When the shadows grow longer, many Alzheimer's patients might experience sundowning. Learning how to deal with the agitated behavior and increased activity that are the hallmarks of sundowning can help you be a more effective caregiver.

Alzheimer's can wreck havoc on the mind in countless ways, and many of the symptoms are still not entirely understood. One of those is "sundowning," a symptom that up to 20 percent of people with Alzheimer's might experience.

What is Sundowning?

Sundowning is a symptom of Alzheimer's characterized by a state of confusion and agitation. It occurs at the end of the day and sometimes lasts into the night.

A person with sundowning may be anxious and possibly argumentative. They may be fatigued, but feel the need to be active. They might be frightened and unable to express what they are feeling. They could want to go home, check on their children, or otherwise fulfill responsibilities they have always associated with the late afternoon hours.

For the caregiver, sundowning can be a difficult time. Your loved one is upset, and you want to fix the problem--but it can be impossible to know what the problem is. Is it any wonder that sundowning can make a caregiver feel frustrated and helpless?

What Causes Sundowning?

There are numerous suggestions as to what causes sundowning. Some researchers believe it is caused by the lower level light in the late afternoon, which prompts patients to believe they have something pressing to do, such as go to work or pick children up from school.

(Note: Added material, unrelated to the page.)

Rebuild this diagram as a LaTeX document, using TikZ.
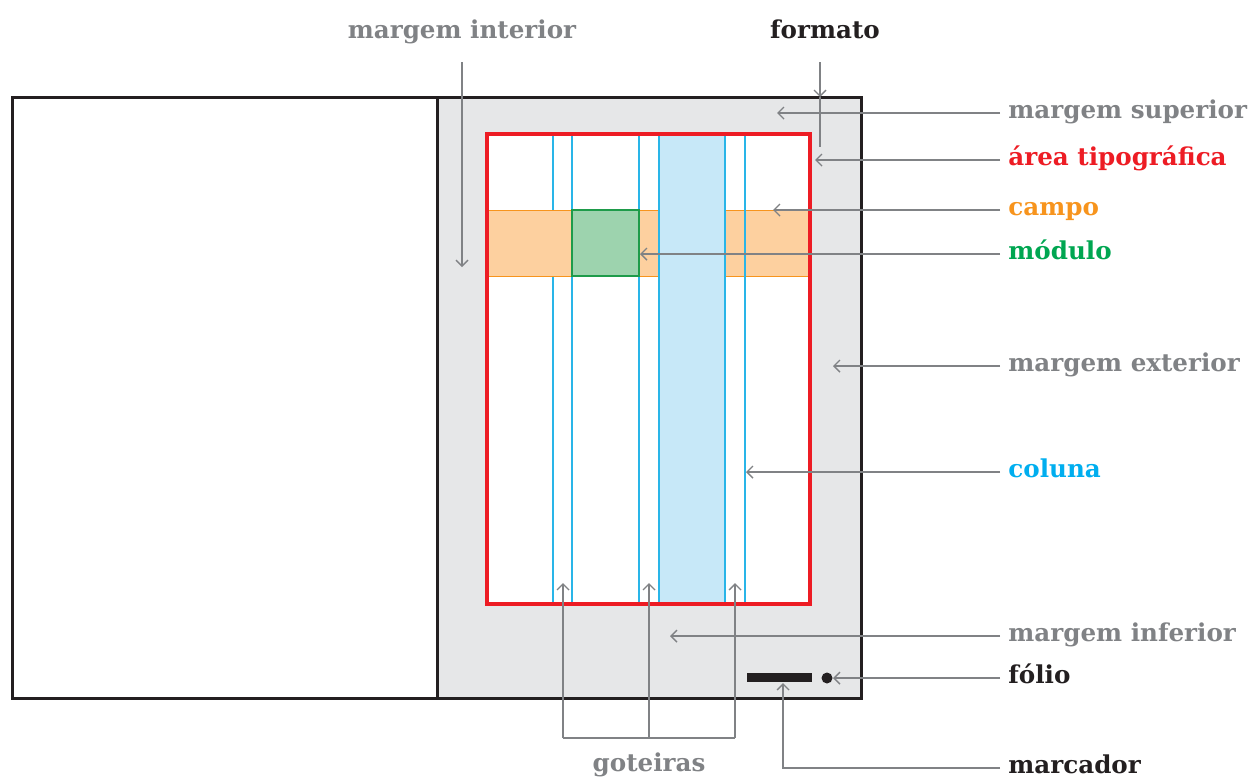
\documentclass[tikz,border=0pt]{standalone}
\usepackage{fontspec}
\setmainfont{DejaVu Serif}
\usetikzlibrary{arrows.meta}
\definecolor{pagegray}{HTML}{E6E7E8}
\definecolor{labelgray}{HTML}{808285}
\definecolor{typored}{HTML}{ED1C24}
\definecolor{campoorange}{HTML}{F7941D}
\definecolor{campofill}{HTML}{FDD09F}
\definecolor{modgreen}{HTML}{00A651}
\definecolor{modline}{HTML}{1E9B4A}
\definecolor{modfill}{HTML}{9DD3AE}
\definecolor{colblue}{HTML}{00AEEF}
\definecolor{colline}{HTML}{29B5E8}
\definecolor{colfill}{HTML}{C7E8F8}
\definecolor{inkblack}{HTML}{231F20}
\tikzset{
  pointer/.style={draw=labelgray, line width=0.7pt, -{Straight Barb[length=3pt,width=6pt]}},
  lbl/.style={font=\bfseries\fontsize{12.3}{14}\selectfont, inner xsep=4pt, inner ysep=0pt, anchor=mid west},
  toplbl/.style={font=\bfseries\fontsize{12.3}{14}\selectfont, inner sep=0pt, anchor=base},
}
\begin{document}
\begin{tikzpicture}[x=0.5pt,y=-0.5pt]
\useasboundingbox (0,0) rectangle (1248,778);
\draw[inkblack, line width=1.5pt] (12,97) rectangle (437,698);
\draw[inkblack, line width=1.5pt, fill=pagegray] (437,97) rectangle (861,698);
\fill[white] (487,134) rectangle (810,604);
\foreach \x in {553,572,639}
  \draw[colline, line width=0.8pt] (\x,134) -- (\x,604);
\draw[campoorange, fill=campofill, line width=0.5pt] (487,210) rectangle (810,276);
\draw[modline, fill=modfill, line width=0.6pt] (572,210) rectangle (639,276);
\fill[colfill] (659,134) rectangle (725,604);
\foreach \x in {659,725,745}
  \draw[colline, line width=0.8pt] (\x,134) -- (\x,604);
\draw[typored, line width=1.8pt] (487,134) rectangle (810,604);
\fill[inkblack] (747,673) rectangle (812,682);
\fill[inkblack] (827,678) circle[radius=5.5];

\foreach \name/\y/\tip/\c/\txt in {msup/113/777/labelgray/margem superior,
                                  atip/160/815/typored/área tipográfica,
                                  campo/210/773/campoorange/campo,
                                  modulo/254/640/modgreen/módulo,
                                  mext/366/833/labelgray/margem exterior,
                                  coluna/472/746/colblue/coluna,
                                  minf/636/670/labelgray/margem inferior,
                                  folio/678/833/inkblack/fólio}
  {\node[lbl, text=\c] (\name) at (1000,\y) {\txt};
   \coordinate (\name tip) at (\tip,\y);
   \draw[pointer] (\name.mid west) -- (\name tip);}

\node[lbl, text=inkblack] (marc) at (1000,768) {marcador};
\coordinate (marc tip) at (783,683);
\draw[pointer] (marc.mid west) -| (marc tip);

\node[toplbl, text=labelgray] (mint) at (462,38) {margem interior};
\coordinate (mint tip) at (462,267);
\draw[pointer, shorten <=12pt] (mint.base) -- (mint tip);

\node[toplbl, text=inkblack] (fmt) at (825,38) {formato};
\coordinate (fmt tip) at (820,97);
\draw[pointer, shorten <=12pt] (fmt tip |- fmt.base) -- (fmt tip);
\draw[labelgray, line width=0.7pt] (fmt tip) -- (820,147);

\node[lbl, anchor=mid, text=labelgray] (got) at (649,766) {goteiras};
\coordinate (gbar) at (649,738);
\foreach \i/\x in {1/563,2/649,3/735}
  {\coordinate (gt\i) at (\x,583);
   \draw[pointer] (gt\i |- gbar) -- (gt\i);}
\draw[labelgray, line width=0.7pt] (gt1 |- gbar) -- (gt3 |- gbar);
\end{tikzpicture}
\end{document}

Other research suggests that being overly tired or unable to deal with stressful situations can lead to the hallmark anxiety of sundowning. There is also some speculation that disorientation, or the inability to separate dreams from reality, might play a part.

Tips on Handling Sundowning

There are a few things you can try when sundowning begins. It may take time to find the solution that works best for your loved one, so don't get discouraged. If one approach doesn't work, move on to another one.

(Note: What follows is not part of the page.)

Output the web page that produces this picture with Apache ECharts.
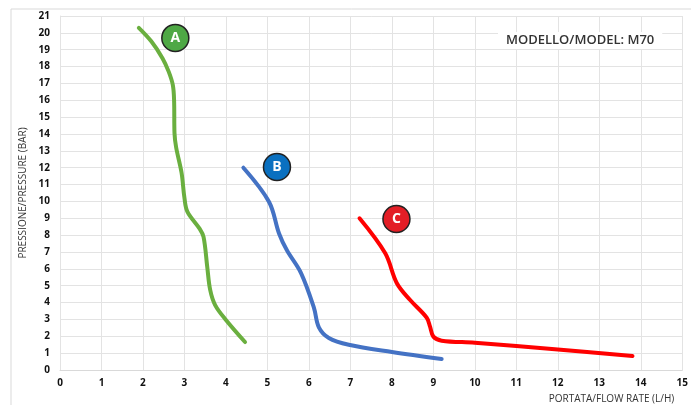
<!DOCTYPE html>
<html>
<head>
<meta charset="utf-8">
<script src="https://cdn.jsdelivr.net/npm/echarts@6/dist/echarts.min.js"></script>
<style>
  html, body { margin: 0; padding: 0; background: #fff; }
  #chart { width: 691px; height: 405px; }
</style>
</head>
<body>
<div id="chart"></div>
<script>
// curve A
const aFlow = [1.9, 2.2, 2.47, 2.62, 2.72, 2.75, 2.76, 2.8, 2.93, 3.0, 3.07, 3.36, 3.46, 3.55, 3.62, 3.74, 4.0, 4.46]
const aPressure = [20.3, 19.5, 18.5, 17.7, 16.9, 16.0, 14.05, 13.2, 11.7, 10.2, 9.4, 8.4, 7.9, 6.1, 4.75, 3.85, 2.97, 1.66]
// curve B
const bFlow = [4.42, 5.04, 5.28, 5.47, 5.81, 6.12, 6.24, 6.48, 6.96, 8.0, 9.2]
const bPressure = [12.0, 9.97, 8.1, 7.1, 5.75, 3.7, 2.53, 1.9, 1.5, 1.07, 0.65]
// curve C
const cFlow = [7.22, 7.84, 8.12, 8.44, 8.84, 8.92, 9.0, 9.2, 10.0, 12.0, 13.8]
const cPressure = [9.0, 6.92, 5.15, 4.15, 3.1, 2.57, 1.98, 1.74, 1.62, 1.22, 0.83]
// labels
const labelNames = ['A', 'B', 'C']
const labelFlow = [2.78, 5.23, 8.11]
const labelPressure = [19.7, 12.04, 8.96]
const lineColors = ['#6aaf3f', '#4472c4', '#ff0000']
const badgeColors = ['#4ea845', '#0a70c0', '#e31e26']

const zip = (xs, ys) => xs.map((x, i) => [x, ys[i]])

const chart = echarts.init(document.getElementById('chart'))
const tickFont = { color: '#111', fontWeight: 'bold', fontSize: 10, fontFamily: 'Open Sans' }

const curves = [zip(aFlow, aPressure), zip(bFlow, bPressure), zip(cFlow, cPressure)]

chart.setOption({
  animation: false,
  grid: { left: 60, right: 6, top: 16, bottom: 35 },
  xAxis: {
    type: 'value',
    min: 0,
    max: 15,
    interval: 1,
    name: 'PORTATA/FLOW RATE (L/H)',
    nameLocation: 'end',
    nameGap: 0,
    nameTextStyle: { color: '#333', fontSize: 10, fontFamily: 'Open Sans', align: 'right', verticalAlign: 'top', padding: [24, 8, 0, 0] },
    axisLine: { lineStyle: { color: '#d9d9d9' } },
    axisTick: { show: false },
    axisLabel: Object.assign({ margin: 8 }, tickFont),
    splitLine: { lineStyle: { color: '#e3e3e3' } }
  },
  yAxis: {
    type: 'value',
    min: 0,
    max: 21,
    interval: 1,
    name: 'PRESSIONE/PRESSURE (BAR)',
    nameLocation: 'middle',
    nameGap: 32,
    nameTextStyle: { color: '#333', fontSize: 10, fontFamily: 'Open Sans' },
    axisLine: { show: true, lineStyle: { color: '#e3e3e3' } },
    axisTick: { show: false },
    axisLabel: Object.assign({ margin: 10 }, tickFont),
    splitLine: { lineStyle: { color: '#e3e3e3' } }
  },
  graphic: [
    {
      type: 'rect',
      shape: { x: 11, y: 9, width: 700, height: 420 },
      style: { fill: 'none', stroke: '#d9d9d9', lineWidth: 1 },
      silent: true
    },
    {
      type: 'text',
      left: 498,
      top: 32,
      z: 10,
      style: {
        text: 'MODELLO/MODEL: M70',
        fill: '#333',
        font: '600 13px "Open Sans"',
        backgroundColor: '#fff',
        padding: [2, 8, 2, 8]
      }
    }
  ],
  series: curves.map((d, i) => ({
    type: 'line',
    data: d,
    smooth: 0.35,
    showSymbol: false,
    lineStyle: { color: lineColors[i], width: 4, cap: 'round' }
  })).concat([{
    type: 'scatter',
    symbolSize: 27,
    z: 5,
    data: labelNames.map((n, i) => ({
      name: n,
      value: [labelFlow[i], labelPressure[i]],
      itemStyle: { color: badgeColors[i], opacity: 1, borderColor: '#222', borderWidth: 1.5 }
    })),
    label: {
      show: true,
      position: 'inside',
      formatter: '{b}',
      color: '#fff',
      fontWeight: 'bold',
      fontSize: 14,
      fontFamily: 'Open Sans'
    }
  }])
})
</script>
</body>
</html>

  • Don't offer foods containing caffeine or sugar after the morning hours.
  • Plan activities during the day to increase exposure to natural light.
  • A short nap or a period of quiet time in the afternoon might make sundowning less likely.
  • Make certain they are comfortable. Hunger, feeling too hot or cold, or other discomforts can make agitation worse.
  • Keep a nightlight on at night to make it easier for your loved one to relax.
  • Speak to the physician about medical ailments that might contribute to sundowning. Urinary tract infections, allergies, or a simple cold can all play a factor.
  • Give your loved one a private area they can retreat to when they begin to feel overwhelmed.
  • Do not ask for explanations, and avoid being drawn into an argument. These things might only confuse your loved one even more, and that can frustrate both of you.
  • Offer reassurance that everything is fine, everyone is safe, and there is nothing to worry about.

Stay Calm, Loving, and Patient

During a period of sundowning, your loved one may be agitated and upset--but they may have no idea why they feel that way, and the confusion only adds to their frustration. The best thing you can do is simply take a deep breath, stay calm, and offer understanding until the episode passes.